Privacy Technologies for Financial Intelligence
Yang Li, Thilina Ranbaduge, Kee Siong Ng
TL;DR
This paper surveys privacy technologies for financial intelligence, arguing that cross‑organisation data sharing is essential to detect complex AML/CTF crimes. It maps three core computational challenges—Private Intersection Identification, Cross‑Institutional Pattern Detection, and Federated Model Learning—and explains how MPC, HE, hashing, FL, and DP can address them. Through real‑world case studies and industrial deployments, it demonstrates how privacy‑preserving information sharing (e.g., SPL handling, FinTracer, collaborative learning) can improve detection accuracy while maintaining privacy guarantees. The discussion highlights regulatory harmonisation, privacy‑utility trade‑offs, and practical guidance for implementing privacy technologies in AML/CTF workflows. Overall, the work underscores the potential and limits of privacy technologies to enhance financial crime deterrence while acknowledging the need for supportive policy reform and governance.
Abstract
Financial crimes like money laundering and terrorism financing can have significant impacts on society, including loss of trust in the integrity of the financial system, misuse and mismanagement of public funds, increase in societal problems like drug trafficking and illicit gambling, and loss of innocent lives due to terrorism activities. Effective detection of complex financial crimes remains a formidable challenge for regulators and financial institutions because the critical data needed to establish patterns and criminality are often dispersed across multiple organisations and cannot be linked due to privacy constraints around large-scale data matching.

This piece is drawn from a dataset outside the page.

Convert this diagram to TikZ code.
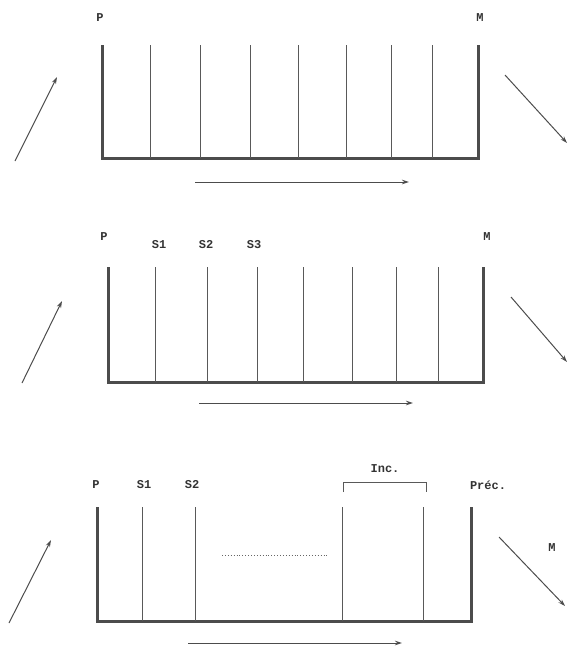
\documentclass[tikz,border=0pt]{standalone}
\usepackage{fontspec}
\setmonofont{Liberation Mono}
\usetikzlibrary{arrows.meta}

\begin{document}
\begin{tikzpicture}[x=1pt, y=-1pt,
      wall/.style={line width=3pt, draw=black!70, line join=miter},
      plate/.style={line width=0.9pt, draw=black!65},
      arr/.style={-{Stealth[length=7pt, width=4.5pt]}, line width=1pt, black!70},
      lbl/.style={font=\ttfamily\bfseries\fontsize{12}{14}\selectfont, text=black!80, inner sep=1pt}]
    \useasboundingbox (0,0) rectangle (567,651);

    % first tank
    \node[lbl] (pa) at (100,18) {P};
    \node[lbl] (ma) at (480,18) {M};
    \draw[wall] (102,45) -- (102,158) -- (478,158) -- (478,45);
    \foreach \x in {150,200,250,298,346,391,432}
      \draw[plate] (\x,45) -- (\x,158);
    \coordinate (fa1) at (195,182);
    \coordinate (fa2) at (409,182);
    \draw[arr] (fa1) -- (fa2);
    \coordinate (ia1) at (15,161);
    \coordinate (ia2) at (57,77);
    \draw[arr] (ia1) -- (ia2);
    \coordinate (oa1) at (505,75);
    \coordinate (oa2) at (567,143);
    \draw[arr] (oa1) -- (oa2);

    % second tank
    \node[lbl] (pb) at (104,237) {P};
    \node[lbl] (sb1) at (159,245) {S1};
    \node[lbl] (sb2) at (206,245) {S2};
    \node[lbl] (sb3) at (254,245) {S3};
    \node[lbl] (mb) at (487,237) {M};
    \draw[wall] (108,267) -- (108,382) -- (483,382) -- (483,267);
    \foreach \x in {155,207,257,303,352,396,438}
      \draw[plate] (\x,267) -- (\x,382);
    \coordinate (fb1) at (199,403);
    \coordinate (fb2) at (413,403);
    \draw[arr] (fb1) -- (fb2);
    \coordinate (ib1) at (22,383);
    \coordinate (ib2) at (62,301);
    \draw[arr] (ib1) -- (ib2);
    \coordinate (ob1) at (511,297);
    \coordinate (ob2) at (567,362);
    \draw[arr] (ob1) -- (ob2);

    % third tank
    \node[lbl] (pc) at (96,485) {P};
    \node[lbl] (sc1) at (144,485) {S1};
    \node[lbl] (sc2) at (192,485) {S2};
    \node[lbl] (inc) at (385,469) {Inc.};
    \node[lbl] (prec) at (488,485) {Préc.};
    \node[lbl] (mc) at (552,548) {M};
    \draw[wall] (97,507) -- (97,621) -- (471,621) -- (471,507);
    \foreach \x in {142,195,342,423}
      \draw[plate] (\x,507) -- (\x,621);
    \draw[plate, line width=0.8pt] (343,492) -- (343,482) -- (426,482) -- (426,492);
    \coordinate (da) at (222,555);
    \coordinate (db) at (327,555);
    \draw[black!60, line width=0.9pt, dotted] (da) -- (db);
    \coordinate (fc1) at (188,643);
    \coordinate (fc2) at (402,643);
    \draw[arr] (fc1) -- (fc2);
    \coordinate (ic1) at (9,623);
    \coordinate (ic2) at (51,540);
    \draw[arr] (ic1) -- (ic2);
    \coordinate (oc1) at (499,537);
    \coordinate (oc2) at (565,606);
    \draw[arr] (oc1) -- (oc2);
  \end{tikzpicture}
\end{document}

Recent advances in privacy and confidential computing technologies, which enable private and secure data analysis across organisations, offer a promising opportunity for regulators and the financial industry to come together to enhance their collaborative risk detection while maintaining privacy standards. This paper, through a survey of the financial intelligence ecosystem, seeks to identify opportunities for the utilisation of privacy technologies to improve the state-of-the-art in financial-crime detection.